The researchers were studying the exciton properties within the material when they made the surprising discovery that light triggers a key magnetic property within the normally nonmagnetic material. Photons provided by the laser “excited” excitons within the laser beam’s path, and these excitons induced a type of long-range correlation among other electrons, with their spins all orienting in the same direction.

“It’s as if the excitons within the superlattice had started to ‘talk’ to spatially separated electrons,” said Xu. “Then, via excitons, the electrons established exchange interactions, forming what’s known as an ‘ordered state’ with aligned spins.”  
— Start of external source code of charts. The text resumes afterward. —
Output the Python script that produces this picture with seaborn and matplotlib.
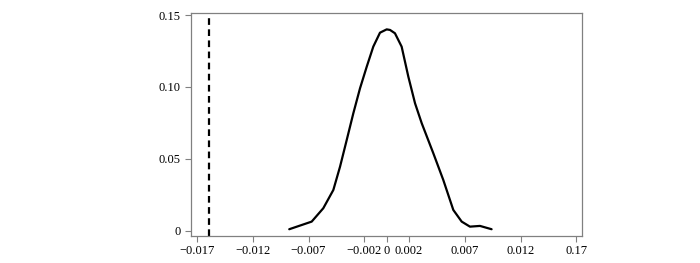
import seaborn as sns
import matplotlib.pyplot as plt

# density curve
returns = [-0.00873, -0.00672, -0.00568, -0.00478, -0.00418, -0.00358,
           -0.00299, -0.00239, -0.00179, -0.0012, -0.0006, 0.0, 0.0003,
           0.00074, 0.00134, 0.00194, 0.00254, 0.00314, 0.00418, 0.00507,
           0.00597, 0.00672, 0.00746, 0.00836, 0.0094]
density = [0.001, 0.0063, 0.0156, 0.0283, 0.0445, 0.0631,
           0.0816, 0.099, 0.114, 0.128, 0.1377, 0.140, 0.1396,
           0.1373, 0.128, 0.1071, 0.0886, 0.0747, 0.0538, 0.0353,
           0.0144, 0.0063, 0.0028, 0.0033, 0.001]
threshold = -0.0159

x_ticks = [-0.017, -0.012, -0.007, -0.002, 0, 0.002, 0.007, 0.012, 0.017]
x_labels = ['\u22120.017', '\u22120.012', '\u22120.007', '\u22120.002', '0',
            '0.002', '0.007', '0.012', '0.17']
y_ticks = [0, 0.05, 0.10, 0.15]
y_labels = ['0', '0.05', '0.10', '0.15']

sns.set_style("ticks")
plt.rcParams['font.family'] = ['Liberation Serif', 'DejaVu Serif']

fig = plt.figure(figsize=(7, 2.63), dpi=100)
ax = fig.add_axes([190.7 / 700, 1 - 235.7 / 263, (582 - 190.7) / 700, (235.7 - 12.7) / 263])

sns.lineplot(x=returns, y=density, ax=ax, color='black', linewidth=1.6)
ax.axvline(threshold, color='black', linestyle=(0, (3, 2)), linewidth=1.6)

ax.set_xlim(-0.01756, 0.0175)
ax.set_ylim(-0.0035, 0.1516)
ax.set_xticks(x_ticks)
ax.set_xticklabels(x_labels)
ax.set_yticks(y_ticks)
ax.set_yticklabels(y_labels)

for side in ['left', 'right', 'top', 'bottom']:
    ax.spines[side].set_visible(True)
    ax.spines[side].set_color('#808080')
    ax.spines[side].set_linewidth(0.9)
ax.tick_params(axis='both', direction='out', length=4, width=0.8,
               color='#808080', labelsize=9, labelcolor='black', pad=3)

plt.savefig('out.png', dpi=100)
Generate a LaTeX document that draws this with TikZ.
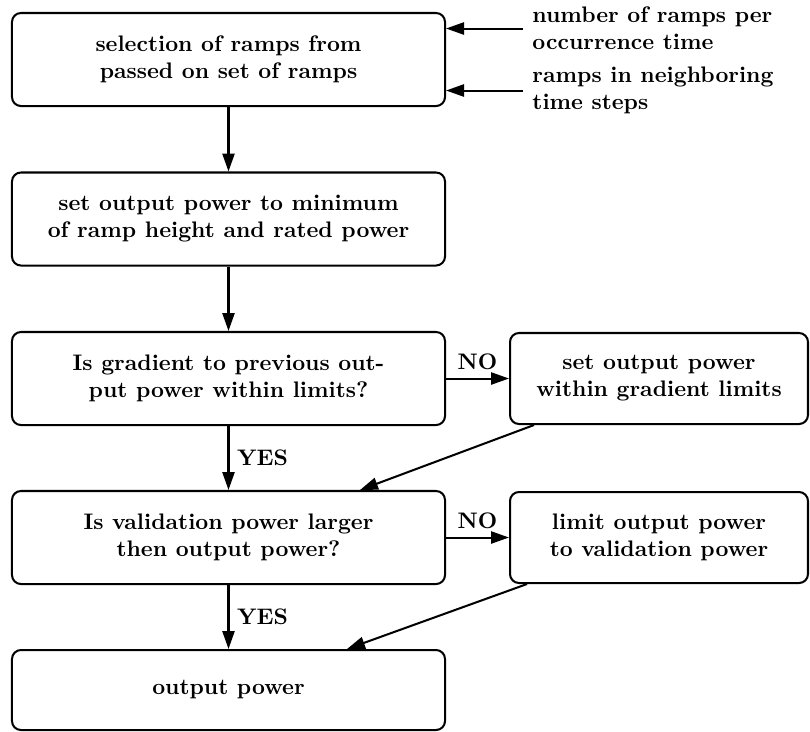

The spin alignment that the researchers witnessed within the superlattice is a characteristic of ferromagnetism, the form of magnetism intrinsic to materials like iron. It is normally absent from tungsten diselenide and tungsten disulfide. Each repeating unit within the moiré superlattice is essentially acting as a quantum dot to “trap” an electron spin, said Xu. Trapped electron spins that can “talk” to each other, as these can, have been suggested as the basis for a type of qubit, the basic unit for quantum computers that could harness the unique properties of quantum mechanics for computation.

In a separate paper published Nov. 25 in Science, Xu and his collaborators found new magnetic properties in moiré superlattices formed by ultrathin sheets of chromium triiodide. Unlike the tungsten diselenide and tungsten disulfide, chromium triiodide harbors intrinsic magnetic properties, even as a single atomic sheet. Stacked chromium triiodide layers formed alternating magnetic domains: ferromagnetic one — with spins all aligned in the same direction — and another that is “antiferromagnetic,” where spins point in opposite directions between adjacent layers of the superlattice and essentially “cancel each other out,” according to Xu. That discovery also illuminates relationships between a material’s structure and its magnetism that could propel future advances in supercomputing, data storage, and other fields.  

“It shows you the magnetic ‘surprises’ that can be hiding within moiré superlattices formed by 2D quantum materials,” said Xu. “You can never be sure what you’ll find unless you look.”